While at CBS News in October 1957, following the launch of the Sputnik 1 by the Soviet Union, Blank attached a golf ball to a bent coat hanger which was attached to a turntable that rotated the ball around a globe. Blank described how "We filmed it for a minute, edited it into a loop, and it led the evening news", in a clip that has been described as the first newscast graphic. He was also credited with being the first to have a graphic design placed over the shoulder of the news anchor. He served as the graphics director at CBS News until 1962. CBS News anchor Walter Cronkite described Blank as "a pioneer of television graphics at a time when his artistry and genius were all we had to demonstrate a complicated story".[1]

In a 1961 visit to West Germany, Blank visited the state television network's graphic department, discovering that they were using methods under which the staff took eight days to prepare an on-screen graphic as they were sending drawings to outside processors for photo processing and type house work. Blank introduced rapid photo processing and the use of pre-printed letters in captions that were described as having "advanced German graphics knowledge 10 years".[2]
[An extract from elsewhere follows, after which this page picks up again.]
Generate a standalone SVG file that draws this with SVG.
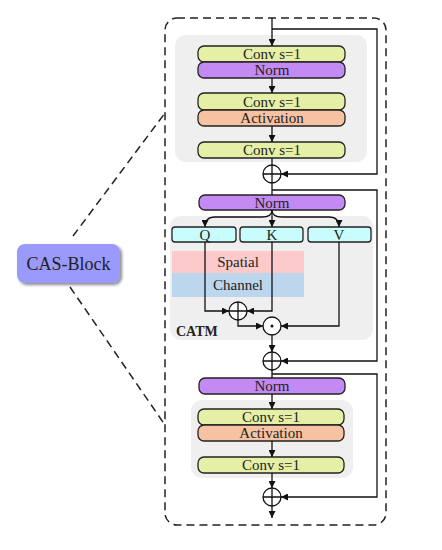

Blank moved to ABC News in 1962, and spent three decades there, retiring as managing director of graphics for the network. In 1963, Blank created a graphic for a story on the Vietnam War in which a map of Vietnam was lit on fire on camera "to suggest the intensity of the conflict". After Gordon Cooper flew aboard Mercury-Atlas 9 on the last mission of Project Mercury in May 1963, Blank obtained a Mercury capsule model from the office of science correspondent Jules Bergman, placed it in a pail of water and had a camera zoom in tight while a stagehand jiggled the bucket.[2] During a 1963 visit to New York City by President John F. Kennedy, Blank had his graphic artists prepare a map of the city with the motorcade route cut out, using colored cardboard to show the president's progress.[2] In 1990, Blank was honored with an Emmy Award for his work on Primetime Live, ABC's prime time news magazine program.[1]

John Hockenberry, in his 2006 book, Looking Closer: Critical Writings on Graphic Design, called Blank the "television graphic artist's equivalent of Homer, Marshall McLuhan and Edward R. Murrow rolled into one."[1]

Death

A resident of Teaneck, New Jersey for 55 years, Blank died at age 87 on February 3, 2009. He was survived by his wife Miriam, to whom he had been married for 60 years, two daughters, a son and four grandchildren.[1]

References

  1. Heller, Steven (February 18, 2009). "Ben Blank, Innovator of Graphics for TV News, Dies at 87". The New York Times. p. B10. Retrieved October 22, 2019.
  2. Stengren, Bernard (August 11, 1963). "Television Graphics – A Little Imagery With the Words". The New York Times. p. X13. Retrieved October 22, 2009.